Buyers should begin looking into insurance early in escrow, not at the last minute. In some cases, insurance may be straightforward. In others, the buyer may need additional time to compare quotes, explore the California FAIR Plan, or understand whether the property requires supplemental coverage.
This matters because lenders usually require acceptable homeowners insurance before closing. If insurance is difficult or much more expensive than expected, it can affect the buyer’s monthly payment and overall comfort with the purchase.
Step 15: Remove Contingencies
Once you are satisfied with inspections, disclosures, appraisal, loan approval, insurance, and other conditions, you may remove contingencies according to the contract timeline.
This is a major step. Removing contingencies means you are moving closer to a firm commitment to close. If you cancel after removing contingencies, your deposit could potentially be at risk depending on the situation and contract terms.
This is why buyers should not remove contingencies until they understand the property, loan status, appraisal, disclosures, insurance, and remaining risks.

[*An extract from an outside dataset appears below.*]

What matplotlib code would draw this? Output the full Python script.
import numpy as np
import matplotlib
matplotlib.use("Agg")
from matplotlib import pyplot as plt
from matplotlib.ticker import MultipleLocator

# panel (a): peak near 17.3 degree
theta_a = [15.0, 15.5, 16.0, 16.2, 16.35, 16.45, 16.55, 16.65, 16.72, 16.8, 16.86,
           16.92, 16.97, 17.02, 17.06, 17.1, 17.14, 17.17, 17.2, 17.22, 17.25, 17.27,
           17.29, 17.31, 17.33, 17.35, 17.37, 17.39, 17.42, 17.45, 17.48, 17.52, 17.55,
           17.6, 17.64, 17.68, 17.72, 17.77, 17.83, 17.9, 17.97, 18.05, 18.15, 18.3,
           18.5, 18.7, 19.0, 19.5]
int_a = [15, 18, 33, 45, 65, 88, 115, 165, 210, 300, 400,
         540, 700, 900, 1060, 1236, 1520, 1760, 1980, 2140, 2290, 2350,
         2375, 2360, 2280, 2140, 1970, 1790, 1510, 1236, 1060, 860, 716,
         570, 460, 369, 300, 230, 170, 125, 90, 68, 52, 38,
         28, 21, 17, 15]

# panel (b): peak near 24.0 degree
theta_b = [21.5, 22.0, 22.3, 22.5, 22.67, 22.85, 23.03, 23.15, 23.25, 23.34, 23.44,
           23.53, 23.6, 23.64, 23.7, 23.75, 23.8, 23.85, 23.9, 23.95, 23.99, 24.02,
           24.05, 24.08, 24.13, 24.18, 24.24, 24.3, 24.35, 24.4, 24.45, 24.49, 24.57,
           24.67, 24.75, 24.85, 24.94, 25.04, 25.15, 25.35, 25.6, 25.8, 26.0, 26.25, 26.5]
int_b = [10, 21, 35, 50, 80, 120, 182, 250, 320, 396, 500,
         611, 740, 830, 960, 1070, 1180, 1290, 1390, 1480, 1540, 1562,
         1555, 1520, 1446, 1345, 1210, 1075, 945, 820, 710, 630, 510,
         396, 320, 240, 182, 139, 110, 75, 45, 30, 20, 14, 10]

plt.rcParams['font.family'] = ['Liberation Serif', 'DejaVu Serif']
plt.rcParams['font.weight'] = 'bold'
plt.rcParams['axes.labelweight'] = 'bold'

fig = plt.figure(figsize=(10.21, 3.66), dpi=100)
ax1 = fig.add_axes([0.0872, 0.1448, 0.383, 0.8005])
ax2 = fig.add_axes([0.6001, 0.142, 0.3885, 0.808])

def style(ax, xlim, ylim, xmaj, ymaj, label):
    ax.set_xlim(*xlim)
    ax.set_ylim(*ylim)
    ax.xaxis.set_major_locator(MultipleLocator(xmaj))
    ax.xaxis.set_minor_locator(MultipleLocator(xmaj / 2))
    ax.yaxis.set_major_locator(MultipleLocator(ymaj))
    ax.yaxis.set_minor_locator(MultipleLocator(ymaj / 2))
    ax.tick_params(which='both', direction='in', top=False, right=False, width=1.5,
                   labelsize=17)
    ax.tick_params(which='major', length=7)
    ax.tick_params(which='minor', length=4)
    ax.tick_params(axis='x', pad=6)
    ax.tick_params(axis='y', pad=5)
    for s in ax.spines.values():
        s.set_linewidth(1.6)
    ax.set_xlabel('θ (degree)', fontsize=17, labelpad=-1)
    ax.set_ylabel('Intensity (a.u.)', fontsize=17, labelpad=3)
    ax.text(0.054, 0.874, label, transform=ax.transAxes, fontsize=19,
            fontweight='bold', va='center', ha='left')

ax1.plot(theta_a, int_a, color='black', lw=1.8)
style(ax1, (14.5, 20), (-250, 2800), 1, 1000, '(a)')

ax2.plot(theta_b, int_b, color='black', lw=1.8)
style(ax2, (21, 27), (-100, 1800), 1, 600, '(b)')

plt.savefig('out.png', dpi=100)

Step 16: Final Loan Approval and Closing Disclosure
Before closing, your lender will issue final loan approval and provide a Closing Disclosure. This document outlines your loan terms, projected monthly payment, closing costs, prepaid items, cash needed to close, and other important details.
Buyers should review this carefully and ask questions if anything looks different from what they expected.

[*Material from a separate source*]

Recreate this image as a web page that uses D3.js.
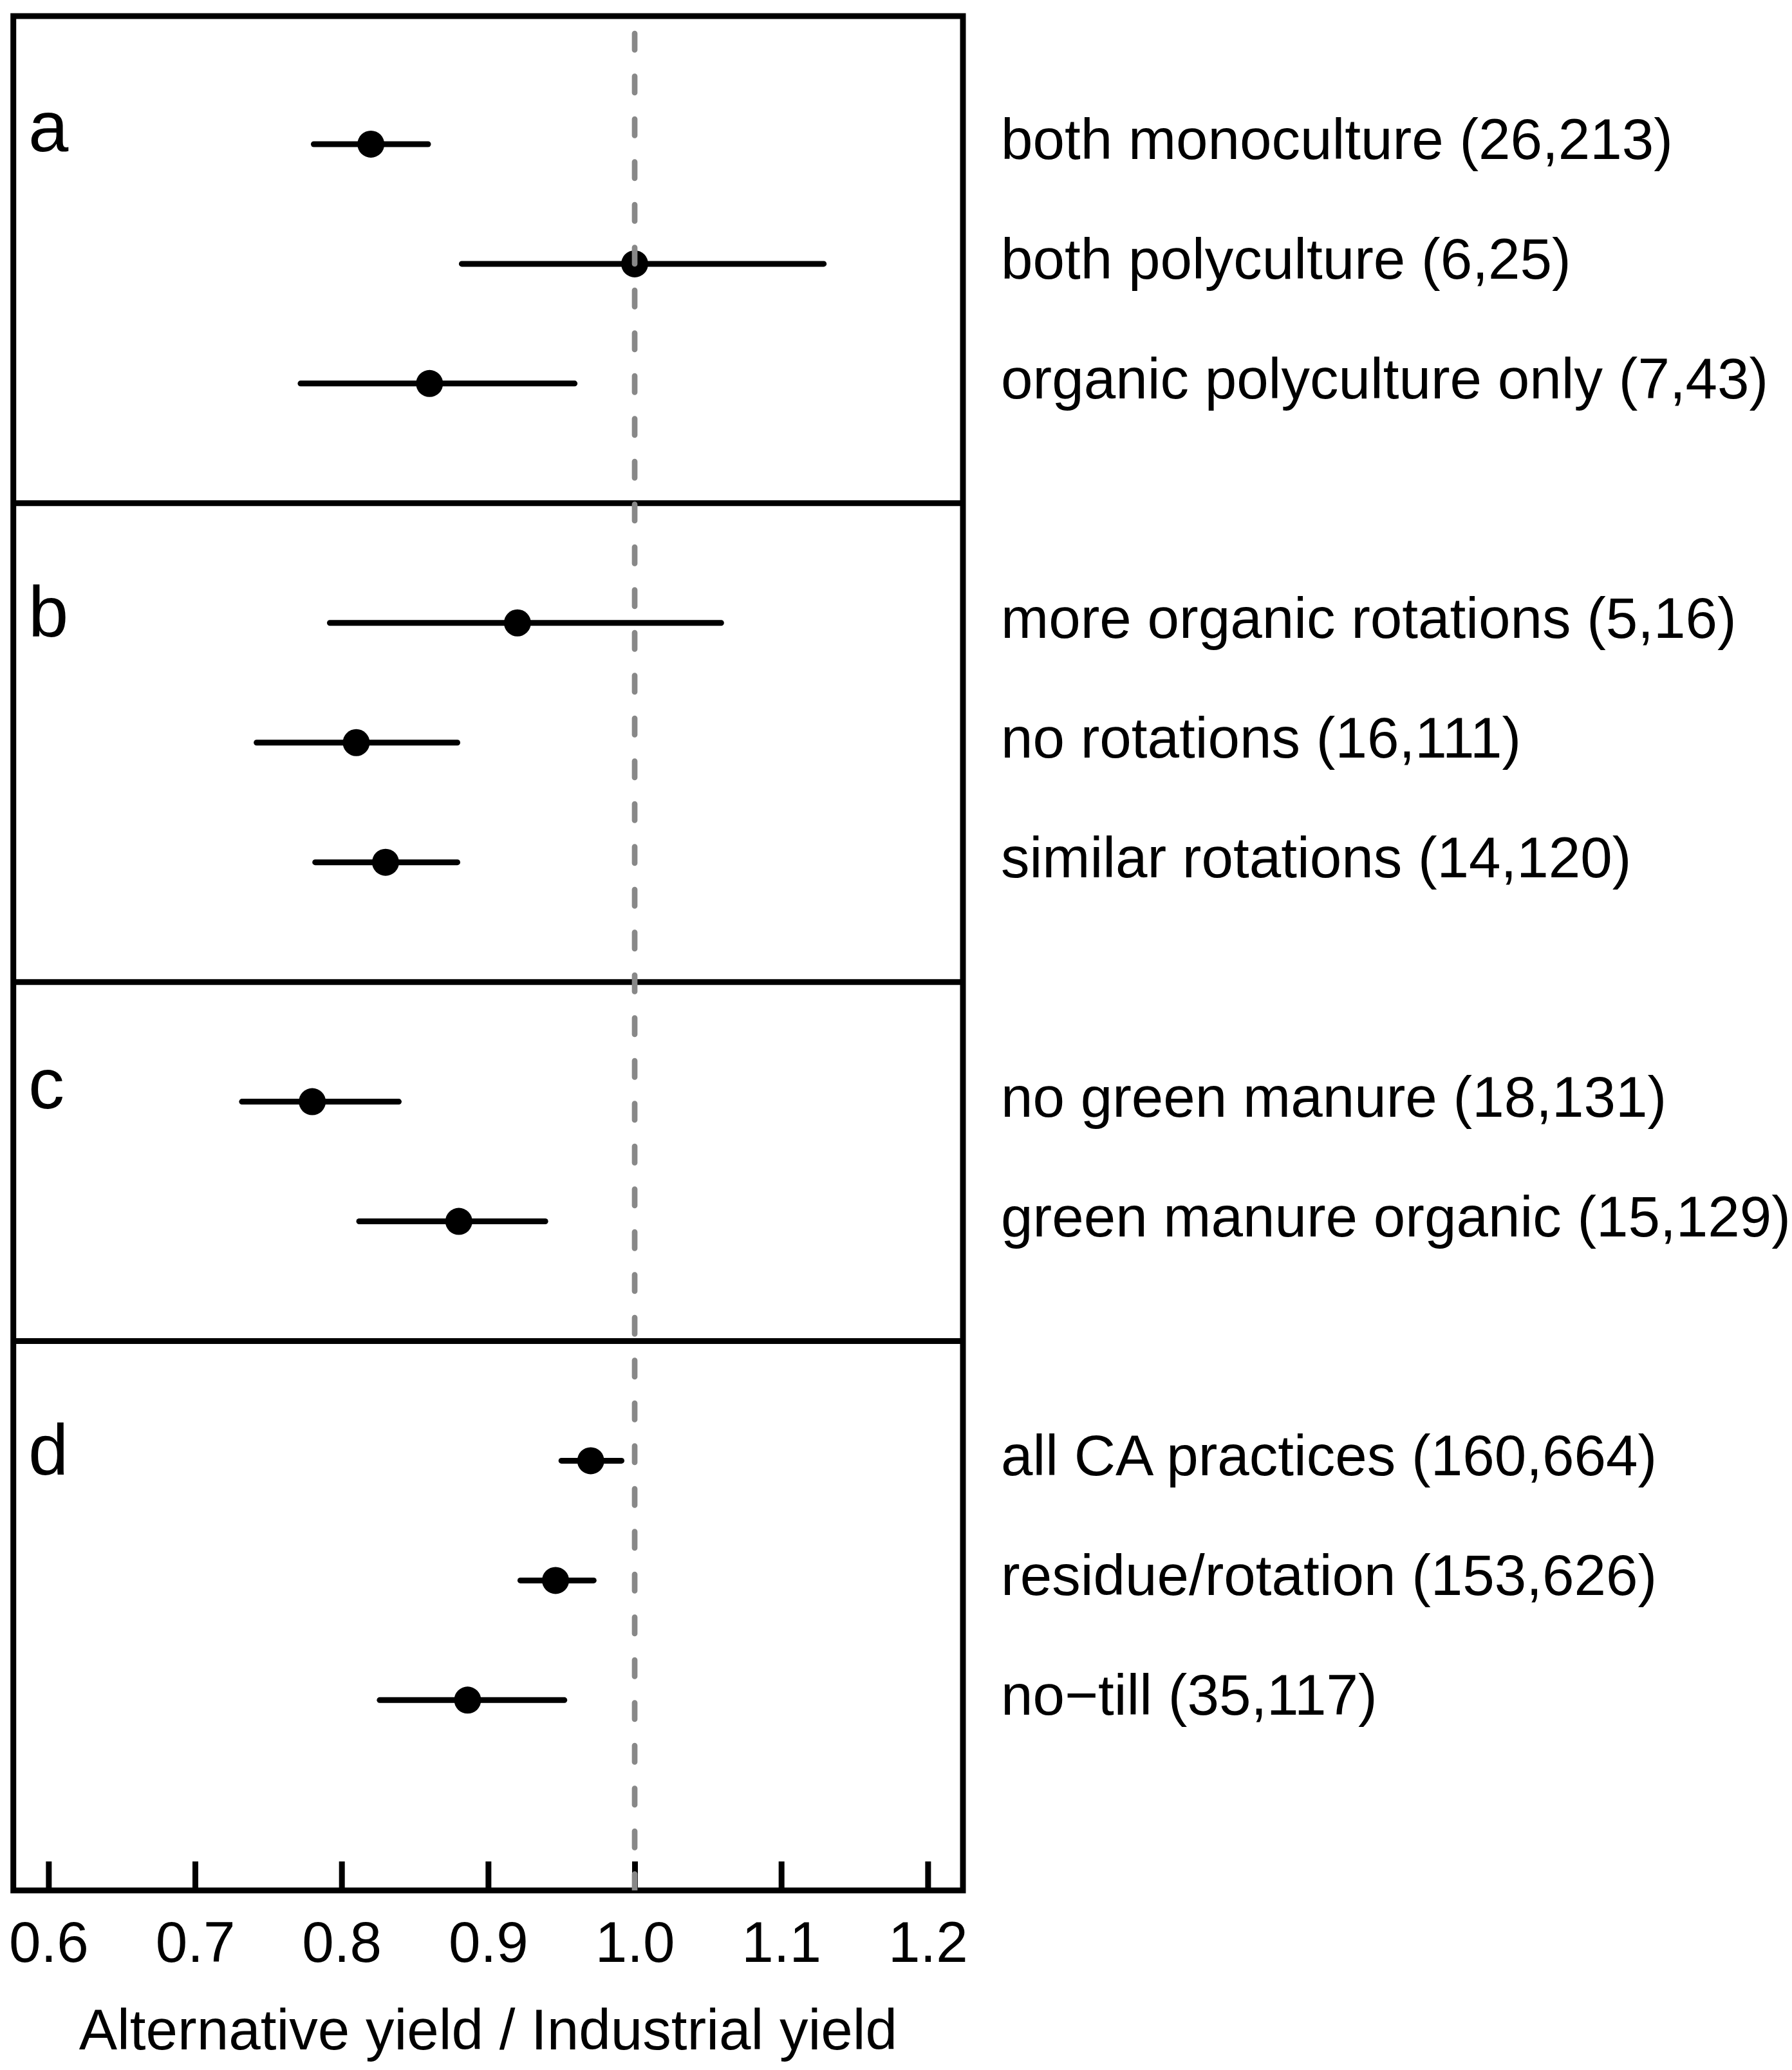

At this stage, escrow will also prepare final signing documents. In California, buyers usually sign closing documents before the official closing date.
Step 17: Final Walkthrough
The final walkthrough usually happens shortly before closing. This is not a full inspection. It is a chance to confirm that the property is in the expected condition, agreed-upon repairs were completed if applicable, and the seller has not caused new damage or removed items that were supposed to remain.

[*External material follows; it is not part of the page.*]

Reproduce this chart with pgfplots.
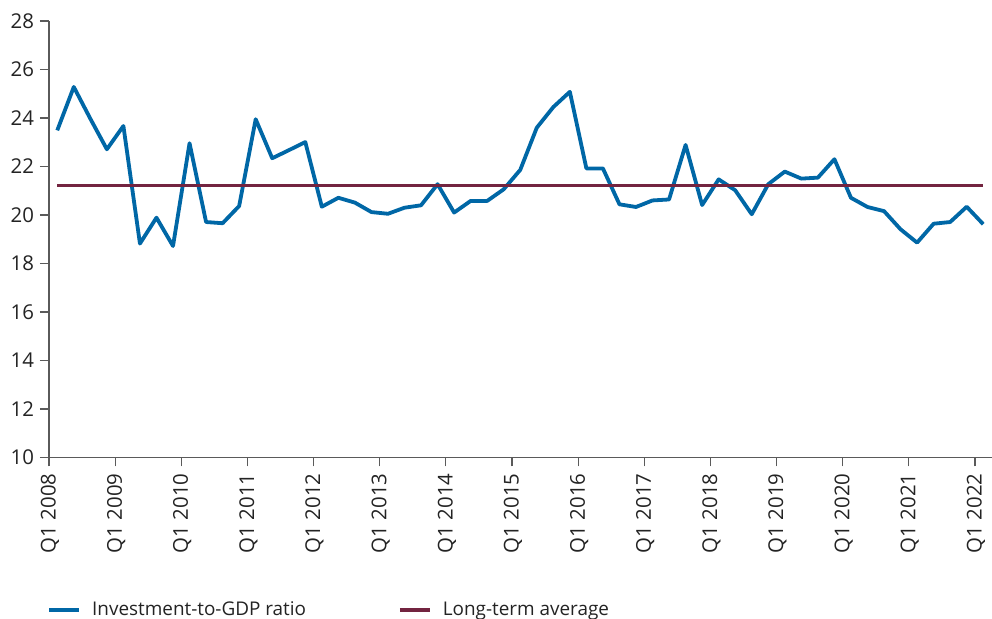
\documentclass[border=0pt]{standalone}
\usepackage{fontspec}
\setmainfont{Open Sans}
\usepackage{pgfplots}
\pgfplotsset{compat=1.18}
\definecolor{invblue}{RGB}{0,103,166}
\definecolor{avgred}{RGB}{115,36,64}
\definecolor{axgray}{RGB}{90,90,90}
\definecolor{txt}{RGB}{35,35,35}
\begin{document}
\begin{tikzpicture}
\begin{axis}[
  name=ax,
  scale only axis,
  width=471.25pt, height=218.25pt,
  xmin=-0.5, xmax=56.5,
  ymin=10, ymax=28,
  ytick={10,12,...,28},
  xtick={-0.5,3.5,...,55.5},
  xticklabels={Q1 2008,Q1 2009,Q1 2010,Q1 2011,Q1 2012,Q1 2013,Q1 2014,Q1 2015,Q1 2016,Q1 2017,Q1 2018,Q1 2019,Q1 2020,Q1 2021,Q1 2022},
  axis x line=bottom, axis y line=left,
  axis line style={-, axgray, line width=0.6pt},
  tick style={axgray, line width=0.6pt},
  tick align=outside,
  major tick length=4.5pt,
  /pgf/number format/assume math mode=true,
  ticklabel style={font=\fontsize{10.2}{12}\selectfont, text=txt},
  y tick label style={xshift=0.5pt},
  x tick label style={rotate=90, anchor=east, yshift=-0.5pt},
  legend columns=2,
  legend style={at={(0,0)}, anchor=north west, xshift=-4pt, yshift=-68pt, draw=none, fill=none,
    font=\fontsize{9.45}{11}\selectfont, text=txt,
    /tikz/every even column/.append style={column sep=44pt}},
  legend image code/.code={\draw[#1] (0pt,0pt) -- (15pt,0pt); \path (18.5pt,0pt);},
  legend cell align=left,
]
\addplot[invblue, line width=1.9pt, line join=round] coordinates {
(0,23.49) (1,25.28) (2,23.97) (3,22.71) (4,23.67) (5,18.82) (6,19.89) (7,18.72)
(8,22.96) (9,19.71) (10,19.66) (11,20.37) (12,23.95) (13,22.34) (14,22.67) (15,23.01)
(16,20.34) (17,20.71) (18,20.51) (19,20.12) (20,20.05) (21,20.30) (22,20.40) (23,21.27)
(24,20.10) (25,20.58) (26,20.58) (27,21.06) (28,21.86) (29,23.60) (30,24.45) (31,25.08)
(32,21.92) (33,21.92) (34,20.44) (35,20.33) (36,20.60) (37,20.64) (38,22.89) (39,20.41)
(40,21.47) (41,21.02) (42,20.03) (43,21.27) (44,21.79) (45,21.50) (46,21.54) (47,22.30)
(48,20.71) (49,20.33) (50,20.16) (51,19.41) (52,18.86) (53,19.64) (54,19.71) (55,20.34)
(56,19.62)};
\addlegendentry{Investment-to-GDP ratio}
\addplot[avgred, line width=1.9pt] coordinates {(0,21.22) (56,21.22)};
\addlegendentry{Long-term average}
\end{axis}
\pgfresetboundingbox
\path[use as bounding box] ([xshift=-24.5pt,yshift=10.5pt]ax.north west) rectangle ([xshift=0.25pt,yshift=-80.75pt]ax.south east);
\end{tikzpicture}
\end{document}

If something is wrong, your Realtor can help address it before closing.
Step 18: Funding, Recording, and Getting the Keys
After you sign loan documents, the lender funds the loan. Escrow then coordinates recording with the county. Once the deed records, you officially own the home.
In California, closing is not complete just because you signed documents. The key moment is recording. After confirmation of recording, the home is yours and keys can be released according to the contract.
Why the California Home Buying Process Feels So Overwhelming...
When you look at the entire process from beginning to end, it is no wonder so many buyers feel overwhelmed.
Buying a home in California is not just about finding a property online and writing an offer. It involves getting pre-qualified or pre-approved, understanding mortgage rates, comparing loan options, signing a buyer representation agreement, reviewing compensation terms, touring homes strategically, analyzing comparable sales, writing a strong offer, navigating escrow, reviewing disclosures, completing inspections, managing appraisal risk, securing insurance, removing contingencies, signing closing documents, and finally waiting for the deed to record.
That is a lot.
And that is exactly why having the right Realtor makes all the difference.
The right agent helps you understand what is happening before it becomes stressful. They help you compare homes with context, read disclosures carefully, understand your contractual obligations, protect your contingencies, communicate with your lender, negotiate strategically, and make decisions from a place of clarity instead of panic.
In today’s California real estate market, buyers need more than access to listings. They need guidance, interpretation, strategy, and someone who can help them understand the full picture from the first financing conversation through closing.
Buying a home may still be complicated, but it does not have to feel like you are figuring it out alone.